**Data section**
----------------------------------------

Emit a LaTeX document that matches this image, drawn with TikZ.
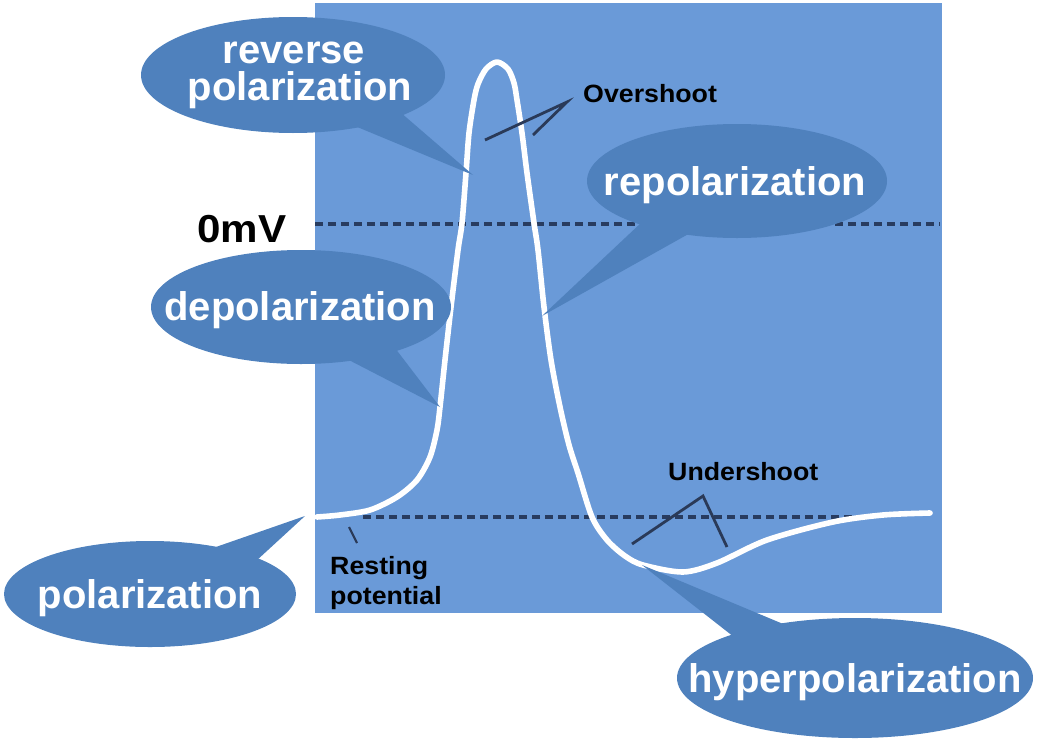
\documentclass[tikz,border=0pt]{standalone}
\usepackage{fontspec}
\setmainfont{Liberation Sans}
\definecolor{bgblue}{RGB}{106,154,216}
\definecolor{callblue}{RGB}{79,129,189}
\definecolor{dashc}{RGB}{40,60,96}
\definecolor{ptrc}{RGB}{42,58,88}
\begin{document}
\begin{tikzpicture}[x=1pt,y=-1pt,
  callout/.style={fill=callblue},
  calltext/.style={text=white,font=\fontsize{40}{40}\selectfont\bfseries,inner sep=0pt,anchor=base},
  smalllabel/.style={font=\fontsize{25}{25}\selectfont\bfseries,inner sep=0pt,anchor=base west,xscale=1.07},
  refline/.style={draw=dashc,line width=3.6pt,dash pattern=on 8pt off 5pt},
  pointer/.style={draw=ptrc,line width=2.8pt},
  trace/.style={draw=white,line width=5.6pt,line join=round,line cap=round}]
\useasboundingbox (0,0) rectangle (1043,744);
% panel
\fill[bgblue] (315,3) rectangle (942,613);
% reference lines
\coordinate (zA) at (315,224);
\coordinate (zB) at (940,224);
\coordinate (rA) at (363,517);
\coordinate (rB) at (873,517);
\draw[refline] (zA) -- (zB);
\draw[refline] (rA) -- (rB);
% action potential trace
\draw[trace] plot[smooth,tension=0.5] coordinates {
 (317,517) (340,515) (370,510) (397,497) (417,480) (430,457) (437,430) (440,407)
 (445,360) (451,307) (458,250) (462,223) (466,173) (469,133) (474,100) (478,84)
 (486,69) (497,62) (508,69) (514,83) (517,100) (522,133) (527,173) (534,223)
 (538,250) (544,307) (551,360) (560,407) (569,445) (578,473) (592,517) (607,540)
 (625,556) (643,565) (683,572) (717,563) (767,540) (833,522) (883,515) (930,513)};
% pointers
\coordinate (ovA) at (485,140);
\coordinate (ovB) at (567,102);
\coordinate (ovC) at (533,135);
\draw[pointer] (ovA) -- (ovB) -- (ovC);
\coordinate (unA) at (632,544);
\coordinate (unB) at (703,496);
\coordinate (unC) at (727,547);
\draw[pointer] (unA) -- (unB) -- (unC);
\coordinate (reA) at (349,527);
\coordinate (reB) at (357,543);
\draw[pointer,line width=2.2pt] (reA) -- (reB);
% small labels
\node[smalllabel] (over) at (583,102) {Overshoot};
\node[smalllabel] (under) at (668,480) {Undershoot};
\node[smalllabel] (rest1) at (330,574) {Resting};
\node[smalllabel] (rest2) at (330,604) {potential};
\node[font=\fontsize{39}{39}\selectfont\bfseries,inner sep=0pt,anchor=base,xscale=1.08] (zero) at (242,242) {0mV};
% callouts
\coordinate (cRev) at (293,75);
\coordinate (tRev) at (473,175);
\fill[callout] (cRev) ellipse [x radius=152pt, y radius=58pt];
\fill[callout] (400,112) -- (tRev) -- (350,124) -- cycle;
\node[calltext] (revA) at (294,63) {reverse};
\node[calltext] (revB) at (300,100) {polarization};

\coordinate (cRep) at (737,181);
\coordinate (tRep) at (542,316);
\fill[callout] (cRep) ellipse [x radius=150pt, y radius=57pt];
\fill[callout] (642,222) -- (tRep) -- (692,232) -- cycle;
\node[calltext] (repol) at (735,195) {repolarization};

\coordinate (cDep) at (301,307);
\coordinate (tDep) at (440,407);
\fill[callout] (cDep) ellipse [x radius=150pt, y radius=57pt];
\fill[callout] (395,348) -- (tDep) -- (345,358) -- cycle;
\node[calltext] (depol) at (300,320) {depolarization};

\coordinate (cPol) at (150,594);
\coordinate (tPol) at (305,516);
\fill[callout] (cPol) ellipse [x radius=146pt, y radius=53pt];
\fill[callout] (213,548) -- (tPol) -- (256,561) -- cycle;
\node[calltext] (pol) at (150,608) {polarization};

\coordinate (cHyp) at (855,678);
\coordinate (tHyp) at (642,565);
\fill[callout] (cHyp) ellipse [x radius=178pt, y radius=60pt];
\fill[callout] (788,626) -- (tHyp) -- (734,637) -- cycle;
\node[calltext] (hyper) at (855,692) {hyperpolarization};
\end{tikzpicture}
\end{document}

----------------------------------------

**Given request**
Transcribe all the data word for word; the images stay out.

**Exercise output**
Emit a LaTeX document that matches this image, drawn with TikZ.
\documentclass[tikz,border=0pt]{standalone}
\usepackage{fontspec}
\setmainfont{Liberation Sans}
\definecolor{bgblue}{RGB}{106,154,216}
\definecolor{callblue}{RGB}{79,129,189}
\definecolor{dashc}{RGB}{40,60,96}
\definecolor{ptrc}{RGB}{42,58,88}
\begin{document}
\begin{tikzpicture}[x=1pt,y=-1pt,
  callout/.style={fill=callblue},
  calltext/.style={text=white,font=\fontsize{40}{40}\selectfont\bfseries,inner sep=0pt,anchor=base},
  smalllabel/.style={font=\fontsize{25}{25}\selectfont\bfseries,inner sep=0pt,anchor=base west,xscale=1.07},
  refline/.style={draw=dashc,line width=3.6pt,dash pattern=on 8pt off 5pt},
  pointer/.style={draw=ptrc,line width=2.8pt},
  trace/.style={draw=white,line width=5.6pt,line join=round,line cap=round}]
\useasboundingbox (0,0) rectangle (1043,744);
% panel
\fill[bgblue] (315,3) rectangle (942,613);
% reference lines
\coordinate (zA) at (315,224);
\coordinate (zB) at (940,224);
\coordinate (rA) at (363,517);
\coordinate (rB) at (873,517);
\draw[refline] (zA) -- (zB);
\draw[refline] (rA) -- (rB);
% action potential trace
\draw[trace] plot[smooth,tension=0.5] coordinates {
 (317,517) (340,515) (370,510) (397,497) (417,480) (430,457) (437,430) (440,407)
 (445,360) (451,307) (458,250) (462,223) (466,173) (469,133) (474,100) (478,84)
 (486,69) (497,62) (508,69) (514,83) (517,100) (522,133) (527,173) (534,223)
 (538,250) (544,307) (551,360) (560,407) (569,445) (578,473) (592,517) (607,540)
 (625,556) (643,565) (683,572) (717,563) (767,540) (833,522) (883,515) (930,513)};
% pointers
\coordinate (ovA) at (485,140);
\coordinate (ovB) at (567,102);
\coordinate (ovC) at (533,135);
\draw[pointer] (ovA) -- (ovB) -- (ovC);
\coordinate (unA) at (632,544);
\coordinate (unB) at (703,496);
\coordinate (unC) at (727,547);
\draw[pointer] (unA) -- (unB) -- (unC);
\coordinate (reA) at (349,527);
\coordinate (reB) at (357,543);
\draw[pointer,line width=2.2pt] (reA) -- (reB);
% small labels
\node[smalllabel] (over) at (583,102) {Overshoot};
\node[smalllabel] (under) at (668,480) {Undershoot};
\node[smalllabel] (rest1) at (330,574) {Resting};
\node[smalllabel] (rest2) at (330,604) {potential};
\node[font=\fontsize{39}{39}\selectfont\bfseries,inner sep=0pt,anchor=base,xscale=1.08] (zero) at (242,242) {0mV};
% callouts
\coordinate (cRev) at (293,75);
\coordinate (tRev) at (473,175);
\fill[callout] (cRev) ellipse [x radius=152pt, y radius=58pt];
\fill[callout] (400,112) -- (tRev) -- (350,124) -- cycle;
\node[calltext] (revA) at (294,63) {reverse};
\node[calltext] (revB) at (300,100) {polarization};

\coordinate (cRep) at (737,181);
\coordinate (tRep) at (542,316);
\fill[callout] (cRep) ellipse [x radius=150pt, y radius=57pt];
\fill[callout] (642,222) -- (tRep) -- (692,232) -- cycle;
\node[calltext] (repol) at (735,195) {repolarization};

\coordinate (cDep) at (301,307);
\coordinate (tDep) at (440,407);
\fill[callout] (cDep) ellipse [x radius=150pt, y radius=57pt];
\fill[callout] (395,348) -- (tDep) -- (345,358) -- cycle;
\node[calltext] (depol) at (300,320) {depolarization};

\coordinate (cPol) at (150,594);
\coordinate (tPol) at (305,516);
\fill[callout] (cPol) ellipse [x radius=146pt, y radius=53pt];
\fill[callout] (213,548) -- (tPol) -- (256,561) -- cycle;
\node[calltext] (pol) at (150,608) {polarization};

\coordinate (cHyp) at (855,678);
\coordinate (tHyp) at (642,565);
\fill[callout] (cHyp) ellipse [x radius=178pt, y radius=60pt];
\fill[callout] (788,626) -- (tHyp) -- (734,637) -- cycle;
\node[calltext] (hyper) at (855,692) {hyperpolarization};
\end{tikzpicture}
\end{document}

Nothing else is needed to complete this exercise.